# Goal of the exercise:
Exclude the pictures, then copy word for word the lines running from the beginning of the records through the line with "YAxis, ReferenceLine, ReferenceArea".

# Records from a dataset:
------------------------------------------------
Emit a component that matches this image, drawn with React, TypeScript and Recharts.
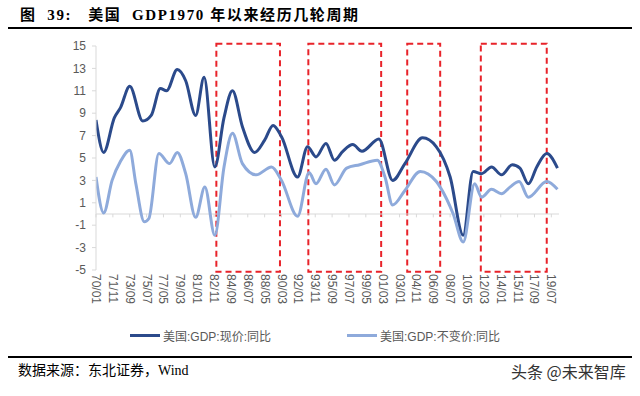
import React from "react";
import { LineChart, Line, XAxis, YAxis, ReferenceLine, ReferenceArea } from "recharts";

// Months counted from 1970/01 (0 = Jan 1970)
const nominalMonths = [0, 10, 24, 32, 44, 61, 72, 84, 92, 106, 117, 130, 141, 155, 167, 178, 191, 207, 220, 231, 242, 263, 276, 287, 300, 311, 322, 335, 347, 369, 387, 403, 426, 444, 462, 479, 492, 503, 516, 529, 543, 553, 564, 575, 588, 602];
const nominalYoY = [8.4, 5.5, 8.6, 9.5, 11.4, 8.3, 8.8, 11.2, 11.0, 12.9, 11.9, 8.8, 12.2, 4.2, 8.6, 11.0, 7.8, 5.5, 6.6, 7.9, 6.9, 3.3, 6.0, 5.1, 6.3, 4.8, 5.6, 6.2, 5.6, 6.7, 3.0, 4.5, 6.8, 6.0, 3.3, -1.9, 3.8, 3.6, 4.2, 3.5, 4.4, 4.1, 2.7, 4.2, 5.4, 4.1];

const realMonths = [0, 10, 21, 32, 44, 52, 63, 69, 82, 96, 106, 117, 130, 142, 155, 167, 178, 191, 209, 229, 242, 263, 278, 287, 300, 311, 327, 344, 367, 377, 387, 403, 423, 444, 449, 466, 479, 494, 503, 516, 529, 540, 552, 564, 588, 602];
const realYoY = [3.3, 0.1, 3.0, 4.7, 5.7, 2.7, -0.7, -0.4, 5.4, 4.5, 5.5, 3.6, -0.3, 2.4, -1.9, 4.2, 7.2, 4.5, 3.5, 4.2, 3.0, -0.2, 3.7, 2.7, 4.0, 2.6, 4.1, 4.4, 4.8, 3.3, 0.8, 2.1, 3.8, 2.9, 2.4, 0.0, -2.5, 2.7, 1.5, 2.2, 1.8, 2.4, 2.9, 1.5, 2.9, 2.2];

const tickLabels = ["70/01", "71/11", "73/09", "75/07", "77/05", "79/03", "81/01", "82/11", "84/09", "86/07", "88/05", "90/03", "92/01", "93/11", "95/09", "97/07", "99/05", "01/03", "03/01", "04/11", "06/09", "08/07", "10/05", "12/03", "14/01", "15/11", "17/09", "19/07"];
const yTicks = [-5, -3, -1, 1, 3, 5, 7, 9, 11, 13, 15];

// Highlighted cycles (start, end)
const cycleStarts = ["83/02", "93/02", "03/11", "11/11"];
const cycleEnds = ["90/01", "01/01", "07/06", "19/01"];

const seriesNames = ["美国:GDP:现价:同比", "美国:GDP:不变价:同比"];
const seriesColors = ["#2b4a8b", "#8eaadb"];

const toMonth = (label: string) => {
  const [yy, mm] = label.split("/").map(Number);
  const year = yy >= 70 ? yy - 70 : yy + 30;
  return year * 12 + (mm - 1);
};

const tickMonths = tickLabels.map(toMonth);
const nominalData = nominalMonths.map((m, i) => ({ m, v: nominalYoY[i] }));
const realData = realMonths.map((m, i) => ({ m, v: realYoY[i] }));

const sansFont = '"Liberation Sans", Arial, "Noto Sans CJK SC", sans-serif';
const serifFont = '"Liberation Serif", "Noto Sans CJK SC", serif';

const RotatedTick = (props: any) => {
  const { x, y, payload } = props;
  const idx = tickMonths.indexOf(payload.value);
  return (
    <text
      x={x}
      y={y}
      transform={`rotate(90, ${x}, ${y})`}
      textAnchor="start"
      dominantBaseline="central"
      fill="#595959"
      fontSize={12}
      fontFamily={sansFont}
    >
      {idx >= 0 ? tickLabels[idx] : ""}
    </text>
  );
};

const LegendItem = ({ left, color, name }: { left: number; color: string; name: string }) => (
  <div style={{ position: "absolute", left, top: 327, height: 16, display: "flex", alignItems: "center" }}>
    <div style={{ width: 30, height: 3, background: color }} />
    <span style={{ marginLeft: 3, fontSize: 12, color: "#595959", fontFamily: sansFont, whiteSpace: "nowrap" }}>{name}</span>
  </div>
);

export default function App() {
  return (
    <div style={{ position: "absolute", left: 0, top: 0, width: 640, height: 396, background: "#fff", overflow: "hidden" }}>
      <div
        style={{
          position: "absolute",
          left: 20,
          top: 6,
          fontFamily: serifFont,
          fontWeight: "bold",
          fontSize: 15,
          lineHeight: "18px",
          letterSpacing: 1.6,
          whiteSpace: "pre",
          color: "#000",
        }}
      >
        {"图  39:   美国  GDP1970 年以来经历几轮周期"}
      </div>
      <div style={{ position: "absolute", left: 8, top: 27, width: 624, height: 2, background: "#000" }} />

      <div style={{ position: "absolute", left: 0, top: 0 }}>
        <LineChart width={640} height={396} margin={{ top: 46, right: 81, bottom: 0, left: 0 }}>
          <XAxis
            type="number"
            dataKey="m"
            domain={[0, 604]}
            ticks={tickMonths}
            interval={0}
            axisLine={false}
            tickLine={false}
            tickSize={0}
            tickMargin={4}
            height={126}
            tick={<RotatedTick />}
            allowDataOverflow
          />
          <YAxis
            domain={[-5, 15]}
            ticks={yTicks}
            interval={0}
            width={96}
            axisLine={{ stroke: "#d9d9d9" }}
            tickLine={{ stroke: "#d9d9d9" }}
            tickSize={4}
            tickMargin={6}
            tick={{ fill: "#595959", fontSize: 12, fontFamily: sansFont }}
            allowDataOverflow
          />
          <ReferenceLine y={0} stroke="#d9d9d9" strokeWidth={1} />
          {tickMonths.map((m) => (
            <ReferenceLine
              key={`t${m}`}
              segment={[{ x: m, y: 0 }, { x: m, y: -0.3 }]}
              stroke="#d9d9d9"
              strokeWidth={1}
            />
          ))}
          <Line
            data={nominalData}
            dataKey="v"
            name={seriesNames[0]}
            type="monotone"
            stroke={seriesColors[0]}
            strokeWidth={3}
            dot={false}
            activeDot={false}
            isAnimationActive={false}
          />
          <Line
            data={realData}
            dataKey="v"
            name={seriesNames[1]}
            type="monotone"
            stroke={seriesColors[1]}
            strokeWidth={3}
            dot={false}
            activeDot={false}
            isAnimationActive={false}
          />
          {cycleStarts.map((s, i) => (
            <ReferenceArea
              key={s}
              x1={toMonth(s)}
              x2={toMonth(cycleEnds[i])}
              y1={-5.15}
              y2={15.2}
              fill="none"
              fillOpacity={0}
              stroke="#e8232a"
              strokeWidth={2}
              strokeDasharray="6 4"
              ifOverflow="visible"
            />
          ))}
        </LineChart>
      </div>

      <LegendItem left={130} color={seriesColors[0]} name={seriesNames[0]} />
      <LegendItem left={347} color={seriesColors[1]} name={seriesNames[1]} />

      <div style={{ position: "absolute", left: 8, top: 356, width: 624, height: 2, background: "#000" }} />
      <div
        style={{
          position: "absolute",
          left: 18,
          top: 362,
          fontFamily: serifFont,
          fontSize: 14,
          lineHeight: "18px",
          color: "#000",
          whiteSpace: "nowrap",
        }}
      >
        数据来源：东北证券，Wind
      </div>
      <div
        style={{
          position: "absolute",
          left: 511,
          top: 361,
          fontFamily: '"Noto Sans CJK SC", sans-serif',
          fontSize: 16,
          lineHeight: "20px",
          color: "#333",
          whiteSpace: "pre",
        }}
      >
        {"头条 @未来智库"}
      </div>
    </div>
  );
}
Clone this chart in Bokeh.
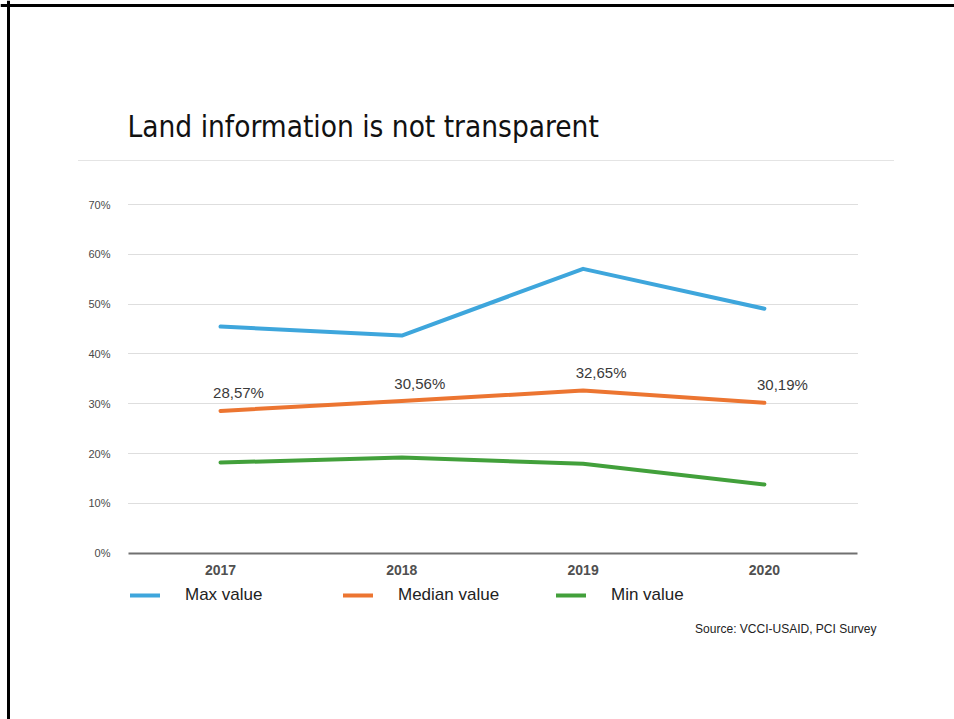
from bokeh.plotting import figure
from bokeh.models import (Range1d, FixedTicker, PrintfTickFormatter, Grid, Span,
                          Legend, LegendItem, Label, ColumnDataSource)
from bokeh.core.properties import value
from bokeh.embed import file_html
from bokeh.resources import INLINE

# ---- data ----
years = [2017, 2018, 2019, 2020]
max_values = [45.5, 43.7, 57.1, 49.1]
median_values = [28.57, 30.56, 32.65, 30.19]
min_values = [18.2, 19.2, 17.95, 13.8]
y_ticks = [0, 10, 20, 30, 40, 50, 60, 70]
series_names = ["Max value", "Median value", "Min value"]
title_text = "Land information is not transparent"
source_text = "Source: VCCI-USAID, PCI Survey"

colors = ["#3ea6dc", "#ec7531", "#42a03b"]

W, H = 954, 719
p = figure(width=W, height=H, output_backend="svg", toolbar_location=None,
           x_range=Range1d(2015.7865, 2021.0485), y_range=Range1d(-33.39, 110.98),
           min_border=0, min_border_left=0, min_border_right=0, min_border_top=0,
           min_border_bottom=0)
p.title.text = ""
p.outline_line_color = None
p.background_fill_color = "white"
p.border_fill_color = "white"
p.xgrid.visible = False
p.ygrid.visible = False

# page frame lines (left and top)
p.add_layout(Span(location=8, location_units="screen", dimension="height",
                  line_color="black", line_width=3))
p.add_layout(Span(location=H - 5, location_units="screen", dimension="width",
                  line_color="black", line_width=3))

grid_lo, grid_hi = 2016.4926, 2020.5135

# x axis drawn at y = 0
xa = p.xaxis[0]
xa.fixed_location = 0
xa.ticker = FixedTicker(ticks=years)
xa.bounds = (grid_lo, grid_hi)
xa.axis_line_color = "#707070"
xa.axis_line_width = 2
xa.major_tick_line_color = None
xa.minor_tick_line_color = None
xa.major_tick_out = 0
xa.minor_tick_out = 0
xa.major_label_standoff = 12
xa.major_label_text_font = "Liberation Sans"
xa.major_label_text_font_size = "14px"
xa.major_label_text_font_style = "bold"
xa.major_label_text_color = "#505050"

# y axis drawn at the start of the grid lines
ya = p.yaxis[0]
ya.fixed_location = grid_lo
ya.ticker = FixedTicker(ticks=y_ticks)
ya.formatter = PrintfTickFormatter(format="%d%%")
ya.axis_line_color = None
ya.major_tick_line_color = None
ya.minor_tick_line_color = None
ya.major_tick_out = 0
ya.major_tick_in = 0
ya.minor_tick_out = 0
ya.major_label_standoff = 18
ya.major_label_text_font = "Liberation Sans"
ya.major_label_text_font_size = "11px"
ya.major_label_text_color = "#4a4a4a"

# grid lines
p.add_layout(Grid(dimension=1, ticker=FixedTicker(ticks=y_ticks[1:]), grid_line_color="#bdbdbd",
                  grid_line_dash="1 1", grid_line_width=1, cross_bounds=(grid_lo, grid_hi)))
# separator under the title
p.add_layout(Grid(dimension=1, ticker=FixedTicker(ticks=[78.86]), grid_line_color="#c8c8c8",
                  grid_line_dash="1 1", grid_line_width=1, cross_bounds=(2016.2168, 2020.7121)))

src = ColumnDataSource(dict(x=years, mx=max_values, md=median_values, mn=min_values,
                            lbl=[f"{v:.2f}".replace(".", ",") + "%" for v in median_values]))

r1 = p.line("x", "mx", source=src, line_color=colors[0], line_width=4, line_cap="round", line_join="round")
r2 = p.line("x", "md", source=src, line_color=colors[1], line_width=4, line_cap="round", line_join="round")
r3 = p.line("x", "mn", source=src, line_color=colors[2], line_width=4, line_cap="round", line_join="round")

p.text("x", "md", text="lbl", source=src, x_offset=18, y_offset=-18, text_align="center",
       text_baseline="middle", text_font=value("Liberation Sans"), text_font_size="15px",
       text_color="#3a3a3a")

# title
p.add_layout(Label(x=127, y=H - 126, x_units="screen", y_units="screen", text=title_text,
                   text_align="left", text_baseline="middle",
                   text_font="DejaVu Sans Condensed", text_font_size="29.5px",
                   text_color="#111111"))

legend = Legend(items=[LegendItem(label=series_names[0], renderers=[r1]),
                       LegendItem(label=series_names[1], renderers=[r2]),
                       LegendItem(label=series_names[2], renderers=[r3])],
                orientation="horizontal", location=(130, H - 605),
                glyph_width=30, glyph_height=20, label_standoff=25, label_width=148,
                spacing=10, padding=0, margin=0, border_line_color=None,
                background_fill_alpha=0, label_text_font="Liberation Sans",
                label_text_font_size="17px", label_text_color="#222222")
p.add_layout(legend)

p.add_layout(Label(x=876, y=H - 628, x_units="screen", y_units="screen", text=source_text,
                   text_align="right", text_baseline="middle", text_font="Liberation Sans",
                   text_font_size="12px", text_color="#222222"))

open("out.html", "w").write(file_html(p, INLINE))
------------------------------------------------
# Exercise solution:
Emit a component that matches this image, drawn with React, TypeScript and Recharts.
import React from "react";
import { LineChart, Line, XAxis, YAxis, ReferenceLine, ReferenceArea } from "recharts";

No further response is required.